-- REQUIRED TASK --
Begin with the first line of the material and copy each line word for word through the line that contains "const sysBoxHalfWidth = 0.1;"; the pictures are left out.
──────── SUPPLIED INFORMATION
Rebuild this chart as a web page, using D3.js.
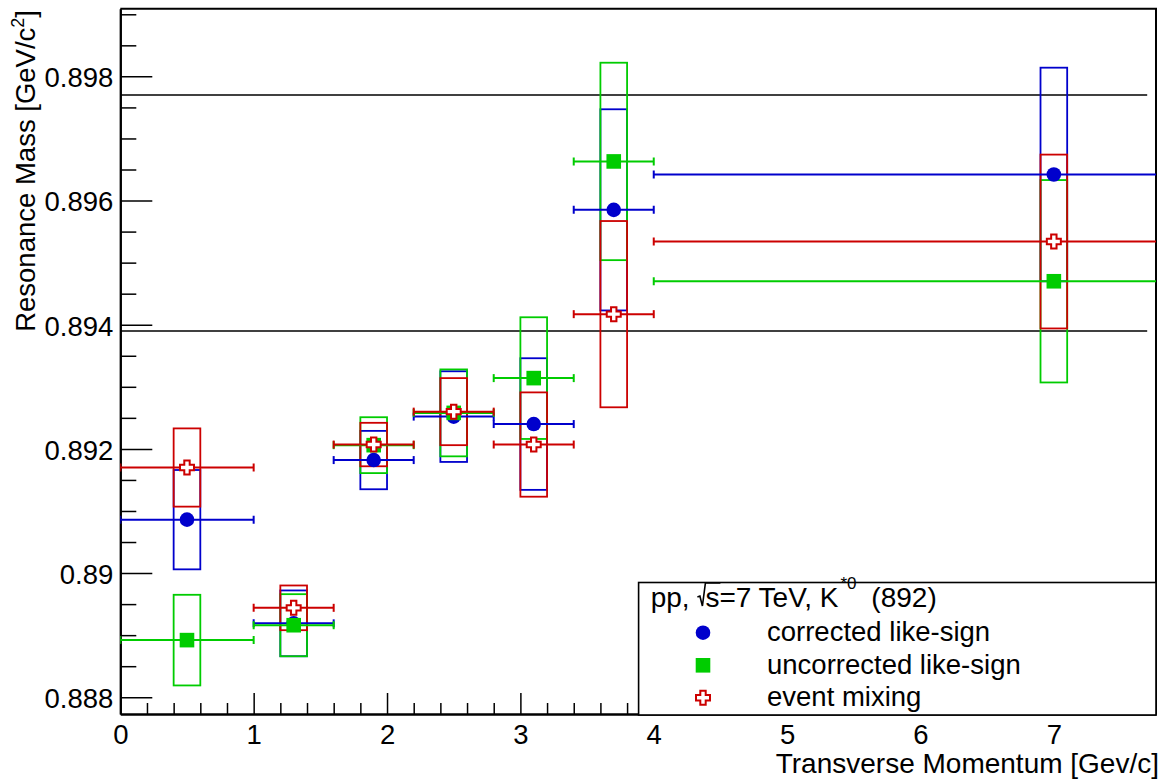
<!DOCTYPE html>
<html>
<head>
<meta charset="utf-8">
<script src="https://cdn.jsdelivr.net/npm/d3@7"></script>
<style>
  body { margin: 0; background: #fff; }
  svg text { font-family: "Liberation Sans", Arial, Helvetica, sans-serif; }
</style>
</head>
<body>
<svg id="chart" width="1167" height="780"></svg>
<script>
// Transverse-momentum bins (GeV/c)
const ptCenters = [0.5, 1.3, 1.9, 2.5, 3.1, 3.7, 7.0];
const ptLow     = [0.0, 1.0, 1.6, 2.2, 2.8, 3.4, 4.0];
const ptHigh    = [1.0, 1.6, 2.2, 2.8, 3.4, 4.0, 10.0];
const sysBoxHalfWidth = 0.1;

// K*0(892) fitted mass per bin (GeV/c^2) and systematic uncertainty
const correctedMass   = [0.89086, 0.88919, 0.89182, 0.89252, 0.89240, 0.89585, 0.89642];
const correctedSys    = [0.00080, 0.00053, 0.00047, 0.00073, 0.00106, 0.00162, 0.00172];
const uncorrectedMass = [0.88892, 0.88916, 0.89206, 0.89258, 0.89314, 0.89663, 0.89470];
const uncorrectedSys  = [0.00073, 0.00050, 0.00045, 0.00070, 0.00098, 0.00159, 0.00163];
const mixingMass      = [0.89170, 0.88944, 0.89207, 0.89260, 0.89207, 0.89417, 0.89534];
const mixingSys       = [0.00063, 0.00036, 0.00035, 0.00054, 0.00084, 0.00150, 0.00140];

// Reference band edges
const refLines = [0.8977, 0.8939];
const refLineRange = [0, 7.7];

// Axis ticks
const xTickValues = [0, 1, 2, 3, 4, 5, 6, 7];
const xTickLabels = ["0", "1", "2", "3", "4", "5", "6", "7"];
const yTickValues = [0.888, 0.890, 0.892, 0.894, 0.896, 0.898];
const yTickLabels = ["0.888", "0.89", "0.892", "0.894", "0.896", "0.898"];

const seriesNames = ["corrected like-sign", "uncorrected like-sign", "event mixing"];

// ---------------------------------------------------------------------------
const FONT = 27.5;
const TITLE_FONT = 28;
const blue = "#0000cc", green = "#00cc00", red = "#cc0000";

const series = [
  { name: seriesNames[0], mass: correctedMass,   sys: correctedSys,   color: blue,  marker: "circle" },
  { name: seriesNames[1], mass: uncorrectedMass, sys: uncorrectedSys, color: green, marker: "square" },
  { name: seriesNames[2], mass: mixingMass,      sys: mixingSys,      color: red,   marker: "cross" }
];

const frame = { left: 120.3, right: 1156, top: 8.7, bottom: 714 };
const x = d3.scaleLinear().domain([0, 7.766]).range([frame.left, frame.right]);
const y = d3.scaleLinear().domain([0.88773, 0.89909]).range([frame.bottom, frame.top]);

const svg = d3.select("#chart");
svg.append("rect").attr("width", 1167).attr("height", 780).attr("fill", "#fff");

svg.append("defs").append("clipPath").attr("id", "plotArea")
  .append("rect")
  .attr("x", frame.left).attr("y", frame.top)
  .attr("width", frame.right - frame.left).attr("height", frame.bottom - frame.top);

function styleAxis(g) {
  g.attr("font-family", null).attr("font-size", FONT);
  g.selectAll("text").attr("fill", "#000");
  g.selectAll(".tick line").attr("stroke", "#000").attr("stroke-width", 1.5);
  g.select(".domain").attr("stroke", "#000").attr("stroke-width", 2);
}

// x axis: major + minor ticks, drawn inward
const xMinor = d3.range(0, 7.7, 0.2).filter(v => Math.abs(v - Math.round(v)) > 1e-6);
svg.append("g").attr("transform", `translate(0,${frame.bottom})`)
  .call(d3.axisBottom(x).tickValues(xMinor).tickFormat("").tickSizeInner(-11).tickSizeOuter(0))
  .call(styleAxis);
svg.append("g").attr("transform", `translate(0,${frame.bottom})`)
  .call(d3.axisBottom(x).tickValues(xTickValues).tickFormat((d, i) => xTickLabels[i])
    .tickSizeInner(-21).tickSizeOuter(0).tickPadding(10))
  .call(styleAxis);

// y axis: major + minor ticks, drawn inward
const yMinor = d3.range(0.888, 0.8991, 0.0005).filter(v => Math.abs(v * 500 - Math.round(v * 500)) > 1e-6);
svg.append("g").attr("transform", `translate(${frame.left},0)`)
  .call(d3.axisLeft(y).tickValues(yMinor).tickFormat("").tickSizeInner(-16).tickSizeOuter(0))
  .call(styleAxis);
svg.append("g").attr("transform", `translate(${frame.left},0)`)
  .call(d3.axisLeft(y).tickValues(yTickValues).tickFormat((d, i) => yTickLabels[i])
    .tickSizeInner(-32).tickSizeOuter(0).tickPadding(7))
  .call(styleAxis)
  .selectAll("text").attr("dy", "0.38em");

// frame top and right edges
svg.append("path")
  .attr("d", `M${frame.left},${frame.top}H${frame.right}V${frame.bottom}`)
  .attr("fill", "none").attr("stroke", "#000").attr("stroke-width", 2);

// reference lines
svg.append("g").selectAll("line").data(refLines).join("line")
  .attr("x1", x(refLineRange[0])).attr("x2", x(refLineRange[1]))
  .attr("y1", d => y(d)).attr("y2", d => y(d))
  .attr("stroke", "#000").attr("stroke-width", 1.5);

const plot = svg.append("g").attr("clip-path", "url(#plotArea)");

// systematic boxes
series.forEach(s => {
  plot.append("g").selectAll("rect").data(ptCenters).join("rect")
    .attr("x", d => x(d - sysBoxHalfWidth))
    .attr("width", d => x(d + sysBoxHalfWidth) - x(d - sysBoxHalfWidth))
    .attr("y", (d, i) => y(s.mass[i] + s.sys[i]))
    .attr("height", (d, i) => y(s.mass[i] - s.sys[i]) - y(s.mass[i] + s.sys[i]))
    .attr("fill", "none").attr("stroke", s.color).attr("stroke-width", 1.8);
});

function crossPath(cx, cy, h = 7, a = 2.7) {
  return `M${cx - a},${cy - h}H${cx + a}V${cy - a}H${cx + h}V${cy + a}H${cx + a}` +
         `V${cy + h}H${cx - a}V${cy + a}H${cx - h}V${cy - a}H${cx - a}Z`;
}

function drawMarker(g, kind, color, cx, cy) {
  if (kind === "circle") {
    g.append("circle").attr("cx", cx).attr("cy", cy).attr("r", 7.3).attr("fill", color);
  } else if (kind === "square") {
    g.append("rect").attr("x", cx - 7.3).attr("y", cy - 7.3)
      .attr("width", 14.6).attr("height", 14.6).attr("fill", color);
  } else {
    g.append("path").attr("d", crossPath(cx, cy))
      .attr("fill", "#fff").attr("stroke", color).attr("stroke-width", 2);
  }
}

// horizontal bin-width bars with end caps, then markers
series.forEach(s => {
  const g = plot.append("g");
  ptCenters.forEach((pt, i) => {
    const yy = y(s.mass[i]);
    g.append("line").attr("x1", x(ptLow[i])).attr("x2", x(ptHigh[i]))
      .attr("y1", yy).attr("y2", yy).attr("stroke", s.color).attr("stroke-width", 2);
    [ptLow[i], ptHigh[i]].forEach(e => {
      g.append("line").attr("x1", x(e)).attr("x2", x(e))
        .attr("y1", yy - 4).attr("y2", yy + 4).attr("stroke", s.color).attr("stroke-width", 2);
    });
  });
  ptCenters.forEach((pt, i) => drawMarker(g, s.marker, s.color, x(pt), y(s.mass[i])));
});

// axis titles
svg.append("text")
  .attr("x", 1159).attr("y", 773).attr("text-anchor", "end").attr("font-size", TITLE_FONT)
  .text("Transverse Momentum [Gev/c]");

const yTitle = svg.append("text")
  .attr("transform", "translate(35,10) rotate(-90)")
  .attr("text-anchor", "end").attr("font-size", FONT);
yTitle.append("tspan").text("Resonance Mass [GeV/c");
yTitle.append("tspan").attr("font-size", 18).attr("dy", -11).text("2");
yTitle.append("tspan").attr("dy", 11).text("]");

// legend
const legend = svg.append("g");
const lg = { x0: 638.6, y0: 582.5, x1: 1156, y1: 715 };
legend.append("rect")
  .attr("x", lg.x0).attr("y", lg.y0).attr("width", lg.x1 - lg.x0).attr("height", lg.y1 - lg.y0)
  .attr("fill", "#fff").attr("stroke", "#000").attr("stroke-width", 1.6);

const header = legend.append("text").attr("x", 650.7).attr("y", 607).attr("font-size", TITLE_FONT);
header.append("tspan").text("pp, ");
header.append("tspan").attr("dx", 8).text("s=7 TeV, K");
header.append("tspan").attr("font-size", 17).attr("dy", -18).attr("dx", 2).text("*0");
header.append("tspan").attr("font-size", TITLE_FONT).attr("dy", 18).attr("dx", 7).text(" (892)");

// radical sign over the "s"
const hn = header.node();
const sStart = hn.getStartPositionOfChar(4).x;
const sEnd = hn.getEndPositionOfChar(4).x;
legend.append("path")
  .attr("d", `M${sStart - 8},${597}L${sStart - 5.5},${596}L${sStart - 3},${606}L${sStart},${583}H${sEnd + 1}`)
  .attr("fill", "none").attr("stroke", "#000").attr("stroke-width", 1.6);

const rowY = [632.7, 665.3, 697.7];
series.forEach((s, i) => {
  drawMarker(legend, s.marker, s.color, 703, rowY[i]);
  legend.append("text").attr("x", 767).attr("y", rowY[i] + 8.5).attr("font-size", FONT).text(s.name);
});
</script>
</body>
</html>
────────────────
-- SOLUTION BELOW --
Rebuild this chart as a web page, using D3.js.
<!DOCTYPE html>
<html>
<head>
<meta charset="utf-8">
<script src="https://cdn.jsdelivr.net/npm/d3@7"></script>
<style>
  body { margin: 0; background: #fff; }
  svg text { font-family: "Liberation Sans", Arial, Helvetica, sans-serif; }
</style>
</head>
<body>
<svg id="chart" width="1167" height="780"></svg>
<script>
// Transverse-momentum bins (GeV/c)
const ptCenters = [0.5, 1.3, 1.9, 2.5, 3.1, 3.7, 7.0];
const ptLow     = [0.0, 1.0, 1.6, 2.2, 2.8, 3.4, 4.0];
const ptHigh    = [1.0, 1.6, 2.2, 2.8, 3.4, 4.0, 10.0];
const sysBoxHalfWidth = 0.1;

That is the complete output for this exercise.